-- The request --
Everything from the first line of the data through the line with "A_INNER = [1, 2, 3, 4]" is to be echoed exactly, minus the pictures.

-- Data lines --
________________________
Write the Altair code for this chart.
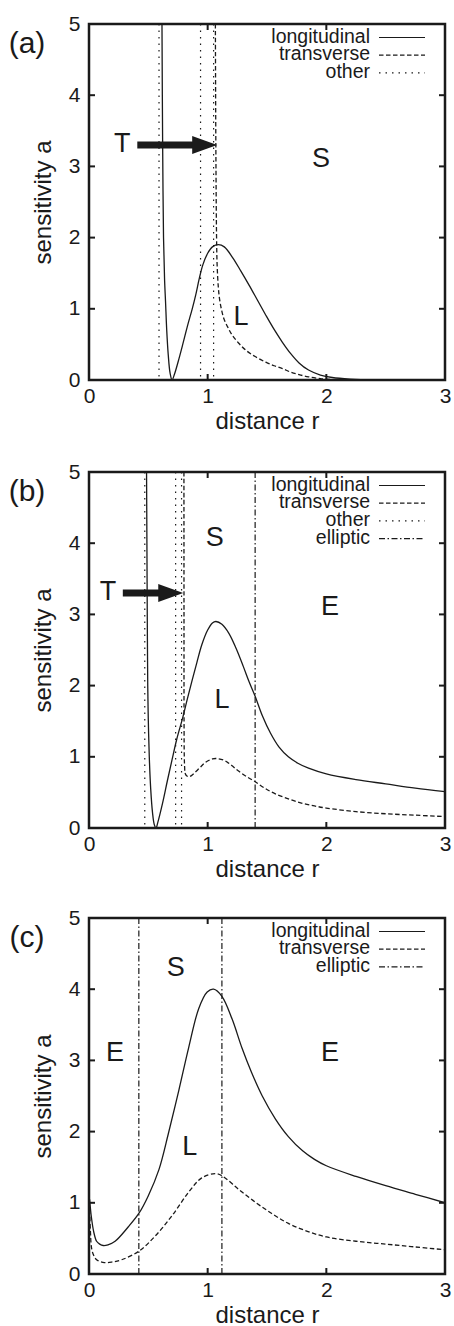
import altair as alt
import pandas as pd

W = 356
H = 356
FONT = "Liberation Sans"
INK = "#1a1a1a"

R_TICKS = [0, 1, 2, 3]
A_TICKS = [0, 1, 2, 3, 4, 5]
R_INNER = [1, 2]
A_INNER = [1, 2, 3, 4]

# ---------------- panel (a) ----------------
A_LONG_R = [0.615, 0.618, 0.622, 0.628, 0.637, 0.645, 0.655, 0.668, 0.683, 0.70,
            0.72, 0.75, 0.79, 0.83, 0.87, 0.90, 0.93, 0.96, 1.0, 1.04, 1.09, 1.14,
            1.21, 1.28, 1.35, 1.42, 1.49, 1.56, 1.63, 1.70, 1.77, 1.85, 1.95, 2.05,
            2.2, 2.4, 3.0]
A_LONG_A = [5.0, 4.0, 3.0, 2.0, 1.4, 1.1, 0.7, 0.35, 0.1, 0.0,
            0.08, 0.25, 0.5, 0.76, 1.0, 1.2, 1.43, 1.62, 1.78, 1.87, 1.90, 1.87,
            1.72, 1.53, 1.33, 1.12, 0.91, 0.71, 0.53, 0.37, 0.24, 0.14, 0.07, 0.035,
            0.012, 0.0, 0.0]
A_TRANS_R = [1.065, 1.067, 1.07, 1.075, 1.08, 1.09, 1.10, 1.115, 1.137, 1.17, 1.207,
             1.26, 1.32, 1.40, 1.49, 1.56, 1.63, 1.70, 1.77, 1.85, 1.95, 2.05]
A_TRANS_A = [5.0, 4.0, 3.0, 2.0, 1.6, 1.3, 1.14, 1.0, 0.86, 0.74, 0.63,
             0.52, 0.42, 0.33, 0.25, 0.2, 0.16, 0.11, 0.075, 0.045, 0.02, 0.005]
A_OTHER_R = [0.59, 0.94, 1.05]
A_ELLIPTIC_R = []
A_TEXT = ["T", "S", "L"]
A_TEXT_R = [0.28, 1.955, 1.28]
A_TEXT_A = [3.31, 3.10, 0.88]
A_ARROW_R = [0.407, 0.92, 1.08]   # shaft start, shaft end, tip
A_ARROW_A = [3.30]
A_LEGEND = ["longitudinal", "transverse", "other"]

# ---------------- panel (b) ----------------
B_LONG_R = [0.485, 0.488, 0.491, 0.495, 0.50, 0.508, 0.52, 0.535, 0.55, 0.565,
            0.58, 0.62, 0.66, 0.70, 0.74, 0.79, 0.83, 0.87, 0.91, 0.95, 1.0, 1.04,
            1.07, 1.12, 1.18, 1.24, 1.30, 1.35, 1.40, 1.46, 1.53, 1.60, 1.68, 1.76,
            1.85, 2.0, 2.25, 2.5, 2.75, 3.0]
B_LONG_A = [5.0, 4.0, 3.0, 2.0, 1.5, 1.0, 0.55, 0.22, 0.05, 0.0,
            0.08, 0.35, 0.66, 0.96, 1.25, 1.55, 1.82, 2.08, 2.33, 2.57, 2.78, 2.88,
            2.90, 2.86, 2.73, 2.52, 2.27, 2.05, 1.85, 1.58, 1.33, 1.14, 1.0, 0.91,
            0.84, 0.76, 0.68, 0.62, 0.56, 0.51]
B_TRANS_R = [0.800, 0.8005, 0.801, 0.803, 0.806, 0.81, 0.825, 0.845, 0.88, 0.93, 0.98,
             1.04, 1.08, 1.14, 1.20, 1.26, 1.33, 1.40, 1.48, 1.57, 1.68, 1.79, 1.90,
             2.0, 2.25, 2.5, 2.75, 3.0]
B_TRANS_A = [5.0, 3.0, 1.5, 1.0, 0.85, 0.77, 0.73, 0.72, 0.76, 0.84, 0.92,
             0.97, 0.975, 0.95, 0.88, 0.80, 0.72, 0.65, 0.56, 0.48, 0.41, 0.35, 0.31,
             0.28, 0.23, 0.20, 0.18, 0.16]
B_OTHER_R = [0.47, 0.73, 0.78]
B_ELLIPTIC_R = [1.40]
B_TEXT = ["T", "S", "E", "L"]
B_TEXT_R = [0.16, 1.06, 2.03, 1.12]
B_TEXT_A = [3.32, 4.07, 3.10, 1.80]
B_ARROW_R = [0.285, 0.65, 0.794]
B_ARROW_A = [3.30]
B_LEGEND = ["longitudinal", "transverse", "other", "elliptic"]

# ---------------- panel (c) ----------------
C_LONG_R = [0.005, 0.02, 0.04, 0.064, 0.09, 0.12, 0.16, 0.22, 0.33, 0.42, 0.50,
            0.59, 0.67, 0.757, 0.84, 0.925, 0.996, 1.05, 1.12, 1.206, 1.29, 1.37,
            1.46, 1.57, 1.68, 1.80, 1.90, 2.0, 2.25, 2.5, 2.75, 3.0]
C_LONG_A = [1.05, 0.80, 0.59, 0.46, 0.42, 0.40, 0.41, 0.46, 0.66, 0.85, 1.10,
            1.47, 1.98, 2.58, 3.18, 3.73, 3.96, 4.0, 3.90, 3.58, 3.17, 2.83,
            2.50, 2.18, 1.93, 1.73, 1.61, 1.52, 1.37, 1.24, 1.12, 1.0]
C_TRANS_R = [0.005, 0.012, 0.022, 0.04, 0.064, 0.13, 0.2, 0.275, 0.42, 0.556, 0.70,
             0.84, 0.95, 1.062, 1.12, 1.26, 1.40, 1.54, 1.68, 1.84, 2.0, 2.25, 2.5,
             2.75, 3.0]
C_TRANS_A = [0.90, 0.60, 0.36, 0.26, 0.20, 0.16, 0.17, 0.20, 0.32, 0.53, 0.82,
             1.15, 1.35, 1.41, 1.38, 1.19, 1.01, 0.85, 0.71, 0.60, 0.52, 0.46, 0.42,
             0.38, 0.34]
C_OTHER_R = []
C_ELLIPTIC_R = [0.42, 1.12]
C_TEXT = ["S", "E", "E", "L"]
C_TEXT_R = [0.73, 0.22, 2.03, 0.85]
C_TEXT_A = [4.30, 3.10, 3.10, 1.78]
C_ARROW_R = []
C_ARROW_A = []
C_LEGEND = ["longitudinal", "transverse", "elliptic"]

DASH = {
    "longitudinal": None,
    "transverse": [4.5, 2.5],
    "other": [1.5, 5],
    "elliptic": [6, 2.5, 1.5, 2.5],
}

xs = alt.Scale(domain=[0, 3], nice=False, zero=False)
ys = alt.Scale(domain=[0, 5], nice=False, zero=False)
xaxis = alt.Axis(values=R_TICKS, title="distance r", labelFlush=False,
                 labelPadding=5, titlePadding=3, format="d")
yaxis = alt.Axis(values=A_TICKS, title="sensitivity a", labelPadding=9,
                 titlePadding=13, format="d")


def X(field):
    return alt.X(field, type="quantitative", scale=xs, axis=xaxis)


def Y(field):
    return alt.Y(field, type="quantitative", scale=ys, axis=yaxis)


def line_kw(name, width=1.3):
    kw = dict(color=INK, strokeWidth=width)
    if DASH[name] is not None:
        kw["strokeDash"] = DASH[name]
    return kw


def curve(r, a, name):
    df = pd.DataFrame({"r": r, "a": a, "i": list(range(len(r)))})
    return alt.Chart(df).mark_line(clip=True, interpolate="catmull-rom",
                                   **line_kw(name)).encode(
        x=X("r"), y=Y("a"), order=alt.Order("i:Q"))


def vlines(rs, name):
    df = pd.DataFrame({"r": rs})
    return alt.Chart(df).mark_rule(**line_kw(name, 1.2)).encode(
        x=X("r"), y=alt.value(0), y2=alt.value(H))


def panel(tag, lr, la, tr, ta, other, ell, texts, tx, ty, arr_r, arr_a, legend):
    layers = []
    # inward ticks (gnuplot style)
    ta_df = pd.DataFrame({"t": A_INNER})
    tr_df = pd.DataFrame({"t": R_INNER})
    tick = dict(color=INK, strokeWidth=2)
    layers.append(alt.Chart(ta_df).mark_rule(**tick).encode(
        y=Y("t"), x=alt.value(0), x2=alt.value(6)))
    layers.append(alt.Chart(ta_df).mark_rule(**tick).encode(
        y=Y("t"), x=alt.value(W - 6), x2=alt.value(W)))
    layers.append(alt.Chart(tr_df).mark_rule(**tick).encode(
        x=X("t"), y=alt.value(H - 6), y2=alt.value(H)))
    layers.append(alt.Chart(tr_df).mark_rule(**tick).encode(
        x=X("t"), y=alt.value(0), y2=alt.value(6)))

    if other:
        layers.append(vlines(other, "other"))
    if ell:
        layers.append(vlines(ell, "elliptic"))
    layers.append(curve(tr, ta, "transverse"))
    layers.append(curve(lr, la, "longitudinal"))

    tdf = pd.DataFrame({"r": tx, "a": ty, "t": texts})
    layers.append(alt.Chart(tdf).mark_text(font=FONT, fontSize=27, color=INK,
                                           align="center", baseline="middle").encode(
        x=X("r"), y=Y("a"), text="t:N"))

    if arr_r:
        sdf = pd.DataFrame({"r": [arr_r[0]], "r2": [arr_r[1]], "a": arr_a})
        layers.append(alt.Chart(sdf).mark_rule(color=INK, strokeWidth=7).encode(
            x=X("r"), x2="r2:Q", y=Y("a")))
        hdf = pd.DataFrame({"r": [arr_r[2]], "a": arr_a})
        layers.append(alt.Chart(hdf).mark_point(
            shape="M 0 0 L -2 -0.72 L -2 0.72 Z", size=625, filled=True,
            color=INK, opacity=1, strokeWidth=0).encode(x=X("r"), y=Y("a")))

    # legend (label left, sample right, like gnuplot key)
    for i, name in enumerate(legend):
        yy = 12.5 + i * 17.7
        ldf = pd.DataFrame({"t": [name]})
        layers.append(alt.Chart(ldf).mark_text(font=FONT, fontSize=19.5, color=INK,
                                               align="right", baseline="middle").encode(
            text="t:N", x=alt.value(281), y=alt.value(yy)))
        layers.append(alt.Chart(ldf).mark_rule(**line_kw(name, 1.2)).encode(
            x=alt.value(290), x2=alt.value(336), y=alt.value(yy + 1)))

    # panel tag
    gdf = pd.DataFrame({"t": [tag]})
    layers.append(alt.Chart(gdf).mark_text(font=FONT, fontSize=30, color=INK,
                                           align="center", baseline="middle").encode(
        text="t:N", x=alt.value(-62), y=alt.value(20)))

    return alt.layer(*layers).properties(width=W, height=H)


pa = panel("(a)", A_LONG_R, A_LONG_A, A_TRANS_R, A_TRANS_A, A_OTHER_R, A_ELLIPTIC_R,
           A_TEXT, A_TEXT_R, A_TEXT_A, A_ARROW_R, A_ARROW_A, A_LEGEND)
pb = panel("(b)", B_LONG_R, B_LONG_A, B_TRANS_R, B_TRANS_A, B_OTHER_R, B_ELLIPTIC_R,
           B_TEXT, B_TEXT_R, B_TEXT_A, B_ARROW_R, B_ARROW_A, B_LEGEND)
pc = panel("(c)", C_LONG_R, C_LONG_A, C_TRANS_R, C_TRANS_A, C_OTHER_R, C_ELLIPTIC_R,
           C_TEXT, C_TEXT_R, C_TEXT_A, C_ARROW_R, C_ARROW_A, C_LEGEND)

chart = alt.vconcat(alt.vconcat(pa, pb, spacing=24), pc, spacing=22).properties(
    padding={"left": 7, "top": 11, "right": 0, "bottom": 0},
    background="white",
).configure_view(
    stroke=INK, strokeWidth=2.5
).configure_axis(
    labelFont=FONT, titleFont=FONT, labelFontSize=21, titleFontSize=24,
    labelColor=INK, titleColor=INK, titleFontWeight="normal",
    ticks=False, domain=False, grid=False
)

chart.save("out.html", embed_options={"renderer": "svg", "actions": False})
________________________
-- Final result --
Write the Altair code for this chart.
import altair as alt
import pandas as pd

W = 356
H = 356
FONT = "Liberation Sans"
INK = "#1a1a1a"

R_TICKS = [0, 1, 2, 3]
A_TICKS = [0, 1, 2, 3, 4, 5]
R_INNER = [1, 2]
A_INNER = [1, 2, 3, 4]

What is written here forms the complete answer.